O segundo encontro foi no escritório de Barbosa, no Itaim, em São Paulo. Giannetti tinha o sonho de aproximá-lo de Marina Silva, pré-candidata à Presidência pelo Rede, para, eventualmente, ele ser o vice na chapa encabeçada por ela. A trajetória de ambos, que vieram de famílias pobres e venceram pela educação, representaria um ganho inestimável para o país. O ex-ministro do STF, porém, foi franco na manifestação de desinteresse pela proposta e a sondagem não prosperou. Falaram, porém, da biografia de Lima Barreto, que ambos haviam terminado de ler.
Todos os que conhecem Barbosa se impressionam com a sua cultura e aplicação. A Giannetti marcou, sobretudo, a compreensão de Barbosa da questão das desigualdades social, racial e de gênero.

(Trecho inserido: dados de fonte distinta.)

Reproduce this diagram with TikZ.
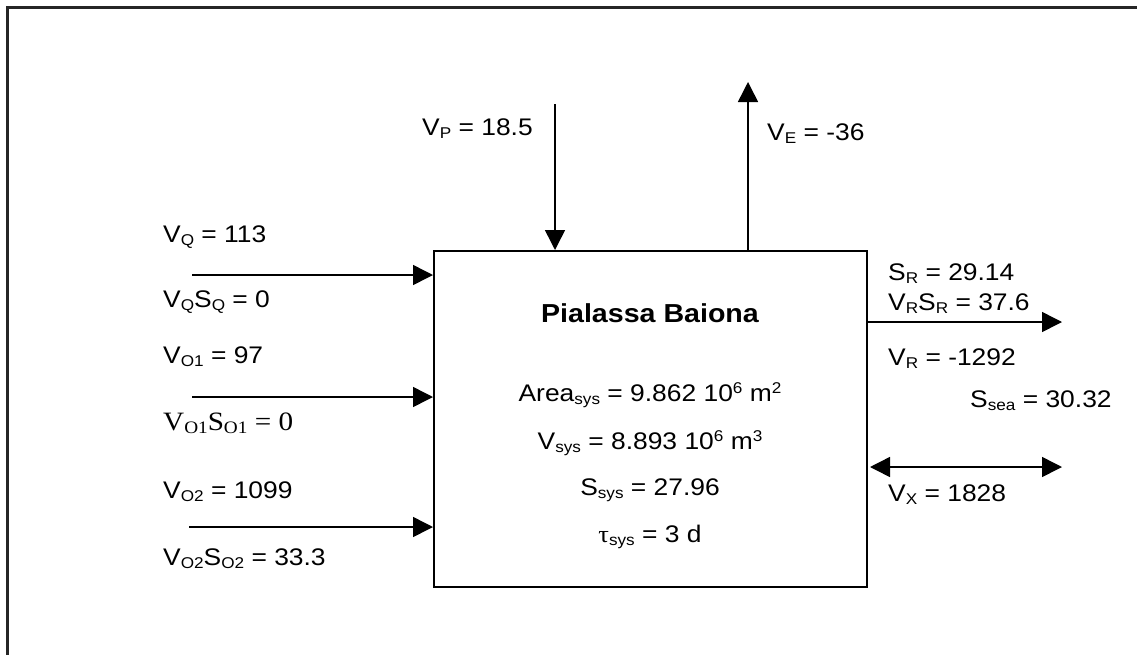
\documentclass[tikz,border=0pt]{standalone}
\usepackage{fontspec}
\setmainfont{Liberation Sans}[FakeStretch=1.1]
\newfontfamily\tnr{Liberation Serif}[FakeStretch=1.1]
\usetikzlibrary{arrows.meta}
\newcommand\sbx[1]{\raisebox{-3.5pt}{\fontsize{15.6}{16}\selectfont #1}}
\newcommand\spx[1]{\raisebox{8pt}{\fontsize{15.6}{16}\selectfont #1}}
\begin{document}
\begin{tikzpicture}[x=1pt,y=-1pt,
  lbl/.style={anchor=base west,inner sep=0,font=\fontsize{24}{28}\selectfont},
  ctr/.style={anchor=base,inner sep=0,font=\fontsize{24}{28}\selectfont},
  arr/.style={line width=1.5pt,-{Triangle[length=20pt,width=20pt]}},
  dbl/.style={line width=1.5pt,{Triangle[length=20pt,width=20pt]}-{Triangle[length=20pt,width=20pt]}}]
\useasboundingbox (0,0) rectangle (1137,654);
\draw[line width=2.5pt,black!85] (7.5,670) -- (7.5,7.5) -- (1150,7.5);
\node[draw,line width=1.5pt,minimum width=433pt,minimum height=336pt,anchor=north west,inner sep=0] (sys) at (433,250) {};
% top arrows
\coordinate (ptop) at (555,104);
\coordinate (etop) at (748,82);
\draw[arr] (ptop) -- (ptop |- sys.north);
\draw[arr] (etop |- sys.north) -- (etop);
% left arrows
\coordinate (qs) at (192,275);
\coordinate (o1s) at (192,397);
\coordinate (o2s) at (189,527);
\draw[arr] (qs) -- (qs -| sys.west);
\draw[arr] (o1s) -- (o1s -| sys.west);
\draw[arr] (o2s) -- (o2s -| sys.west);
% right arrows
\coordinate (re) at (1062,322);
\coordinate (xe) at (1062,467);
\coordinate (xs) at (870,467);
\draw[arr] (re -| sys.east) -- (re);
\draw[dbl] (xs) -- (xe);
% labels
\node[lbl] (vp) at (422,135) {V\sbx{P} = 18.5};
\node[lbl] (ve) at (767,140) {V\sbx{E} = -36};
\node[lbl] (vq) at (163,242) {V\sbx{Q} = 113};
\node[lbl] (vqsq) at (163,307) {V\sbx{Q}S\sbx{Q} = 0};
\node[lbl] (vo1) at (163,363) {V\sbx{O1} = 97};
\node[lbl,font=\tnr\fontsize{26.5}{30}\selectfont] (vo1so1) at (163,430) {V\raisebox{-3.5pt}{\fontsize{17.5}{18}\selectfont O1}S\raisebox{-3.5pt}{\fontsize{17.5}{18}\selectfont O1} = 0};
\node[lbl] (vo2) at (163,498) {V\sbx{O2} = 1099};
\node[lbl] (vo2so2) at (163,565) {V\sbx{O2}S\sbx{O2} = 33.3};
\node[ctr,font=\bfseries\fontsize{26}{30}\selectfont] (title) at (650,322) {Pialassa Baiona};
\node[ctr] (area) at (650,401) {Area\sbx{sys} = 9.862 10\spx{6} m\spx{2}};
\node[ctr] (vsys) at (650,449) {V\sbx{sys} = 8.893 10\spx{6} m\spx{3}};
\node[ctr] (ssys) at (650,495) {S\sbx{sys} = 27.96};
\node[ctr] (tau) at (650,542) {{\tnr τ}\sbx{sys} = 3 d};
\node[lbl] (sr) at (888,280) {S\sbx{R} = 29.14};
\node[lbl] (vrsr) at (888,310) {V\sbx{R}S\sbx{R} = 37.6};
\node[lbl] (vr) at (888,365) {V\sbx{R} = -1292};
\node[lbl] (ssea) at (970,407) {S\sbx{sea} = 30.32};
\node[lbl] (vx) at (888,501) {V\sbx{X} = 1828};
\end{tikzpicture}
\end{document}
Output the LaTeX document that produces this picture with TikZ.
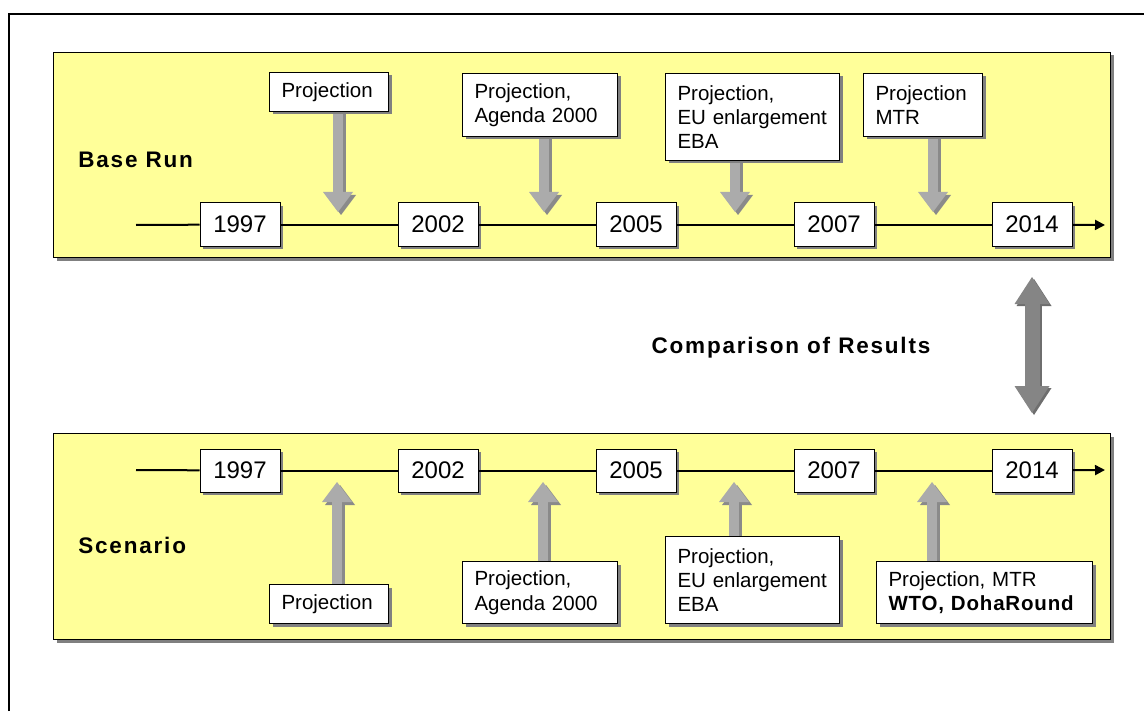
\documentclass[tikz,border=0pt]{standalone}
\usepackage{fontspec}
\setmainfont{Liberation Sans}
\newfontfamily\spacedsf{Liberation Sans}[LetterSpace=8]
\newfontfamily\tightsf{Liberation Sans}[LetterSpace=4]
\usetikzlibrary{arrows.meta,positioning,calc,shadows}
\definecolor{panelyellow}{HTML}{FFFF99}
\definecolor{shadowgray}{HTML}{808080}
\definecolor{arrgray}{HTML}{ABABAB}
\definecolor{arrdark}{HTML}{8A8A8A}
\definecolor{dblgray}{HTML}{858585}
\definecolor{dbldark}{HTML}{6E6E6E}
\pgfdeclarelayer{back}
\pgfdeclarelayer{mid}
\pgfsetlayers{back,mid,main}
\tikzset{
  box shadow/.style={drop shadow={shadow xshift=1.5pt, shadow yshift=-1.5pt,
    fill=shadowgray, opacity=1}},
  panel style/.style={rectangle, draw, line width=0.5pt, fill=panelyellow,
    anchor=north west, inner sep=0pt, box shadow},
  year style/.style={rectangle, draw, line width=0.5pt, fill=white, inner sep=0pt,
    minimum width=40pt, minimum height=21.5pt, font=\fontsize{12}{14}\selectfont, box shadow},
  note style/.style={rectangle, draw, line width=0.5pt, fill=white, anchor=north west,
    inner xsep=6pt, inner ysep=0pt, align=left, font=\fontsize{10.25}{12.2}\selectfont, box shadow},
  title style/.style={anchor=west, inner sep=0pt, font=\spacedsf\bfseries\fontsize{11.25}{13}\selectfont},
  line style/.style={line width=1pt},
  blk arrow/.style={line width=5pt, draw=arrgray, -{Triangle[length=10pt, width=15pt, line width=0pt]}},
  blk shadow/.style={blk arrow, draw=arrdark, transform canvas={shift={(1.5pt,-1.5pt)}}},
  dbl arrow/.style={line width=7.5pt, draw=dblgray,
    {Triangle[length=13.5pt, width=17.5pt, line width=0pt]}-{Triangle[length=13.5pt, width=17.5pt, line width=0pt]}},
  dbl shadow/.style={dbl arrow, draw=dbldark, transform canvas={shift={(1pt,-1pt)}}}
}
\begin{document}
\begin{tikzpicture}[x=0.5pt, y=-0.5pt]
\useasboundingbox (0,0) rectangle (1144,711);
\draw[line width=1pt] (9,711) -- (9,14) -- (1144,14);

\begin{pgfonlayer}{back}
\node[panel style, minimum width=528.5pt, minimum height=102.5pt] (base) at (53,52) {};
\node[panel style, minimum width=528.5pt, minimum height=103pt] (scen) at (53,433) {};
\end{pgfonlayer}

\node[title style] (baselbl) at (78,160) {Base Run};
\node[title style] (scenlbl) at (78,545) {Scenario};
\node[title style, anchor=center] (cmp) at (791,348) {Comparison of Results};

% base run timeline
\coordinate (ts) at (136,225);
\coordinate (te) at (1105,225);
\foreach \yr [count=\i] in {1997,2002,2005,2007,2014}
  \node[year style] (ty\i) at ({240+198*(\i-1)},224.5) {\yr};
\draw[line style] (ts) -- (ty1);
\foreach \a/\b in {ty1/ty2,ty2/ty3,ty3/ty4,ty4/ty5}
  \draw[line style] (\a) -- (\b);
\draw[line style, -{Triangle[length=5pt, width=5pt]}] (ty5) -- (te);

\node[note style, text width=47.5pt, minimum height=19.5pt] (ta) at (269,72) {Projection};
\node[note style, text width=65.5pt, minimum height=31.5pt] (tb) at (462,73) {Projection,\\Agenda 2000};
\node[note style, text width=75pt, minimum height=43.5pt] (tc) at (665,73) {Projection,\\EU enlargement\\EBA};
\node[note style, text width=47.5pt, minimum height=31.5pt] (td) at (863,73) {Projection\\MTR};

% scenario timeline
\coordinate (bs) at (136,470);
\coordinate (be) at (1105,470);
\foreach \yr [count=\i] in {1997,2002,2005,2007,2014}
  \node[year style] (by\i) at ({240+198*(\i-1)},470.5) {\yr};
\draw[line style] (bs) -- (by1);
\foreach \a/\b in {by1/by2,by2/by3,by3/by4,by4/by5}
  \draw[line style] (\a) -- (\b);
\draw[line style, -{Triangle[length=5pt, width=5pt]}] (by5) -- (be);

\node[note style, text width=47.5pt, minimum height=19.5pt] (ba) at (269,584) {Projection};
\node[note style, text width=65.5pt, minimum height=31pt] (bb) at (462,561) {Projection,\\Agenda 2000};
\node[note style, text width=75pt, minimum height=43.5pt] (bc) at (665,536) {Projection,\\EU enlargement\\EBA};
\node[note style, text width=96pt, minimum height=31pt] (bd) at (876,561) {Projection, MTR\\{\tightsf\bfseries WTO, DohaRound}};

% block arrows
\coordinate (tt1) at (338,212);
\coordinate (tt2) at (544,212);
\coordinate (tt3) at (735,212);
\coordinate (tt4) at (933,212);
\coordinate (bt1) at (337,482);
\coordinate (bt2) at (543,482);
\coordinate (bt3) at (734,482);
\coordinate (bt4) at (932,482);
\begin{pgfonlayer}{mid}
\foreach \bx/\tp in {ta/tt1,tb/tt2,tc/tt3,td/tt4,ba/bt1,bb/bt2,bc/bt3,bd/bt4} {
  \draw[blk shadow] (\bx.center -| \tp) -- (\tp);
  \draw[blk arrow] (\bx.center -| \tp) -- (\tp);
}
\end{pgfonlayer}

\coordinate (c1) at (1032,277);
\coordinate (c2) at (1032,413);
\draw[dbl shadow] (c1) -- (c2);
\draw[dbl arrow] (c1) -- (c2);
\end{tikzpicture}
\end{document}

Temas mais específicos, como reforma da Previdência, o forte desequilíbrio das contas públicas e privatização não tiveram, ainda, um posicionamento público do ex-ministro do STF. Para os que convivem com ele no dia a dia, esses são não assuntos costumeiros do ex-ministro. Mas, não há muitas dúvidas sobre o entendimento que ele tem a respeito, por exemplo, da distância que separa a previdência do trabalhador do setor privado e a do setor público. Ele trataria desse tema como uma expressão da desigualdade.
A média da aposentadoria do trabalhador do setor privado é de cerca de R$ 1.300,00. A cifra sobe para R$ 7 mil no poder Executivo, para R$ 16 mil no Legislativo e para R$ 27 mil no Judiciário.
Uma referência do que pensa o ex-ministro pode ser encontrada no voto que ele deu a favor da cobrança da contribuição previdenciária dos inativos. Na sua gestão à frente do STF foi criado o Funpresp (fundo de previdência complementar do servidor) que hoje tem 10 mil participantes, lembrou um assessor. O preenchimento dos cargos de direção do Funpresp foi feito por indicações de uma empresa de "headhunter", disse essa mesma fonte.
A um amigo, Barbosa vira e mexe faz duras críticas à atuação das agências reguladoras. Sobretudo à Agência Nacional de Telecomunicações, que, segundo ele, não fiscaliza os serviços de telecomunicações, que, na sua opinião, são muito ruins e caros.
Na concepção dele, segundo fontes próximas, a subsistência material deve ser produzida pelo setor privado, usando o mercado, sendo que este tem que ser bem regulado.
Barbosa tem consciência de que falta ao país regras claras e previsíveis, assim como segurança jurídica para os investidores estrangeiros. Para os nacionais, também, mas os estrangeiros precisam estar seguros de que quando quiserem sair do país, não serão barrados por razões diversas.
Barbosa costuma dizer que o Poder Judiciário no Brasil é dos mais independentes do mundo. Os juízes, aqui, são concursados, gozam de autonomia e só não julgam quando não querem.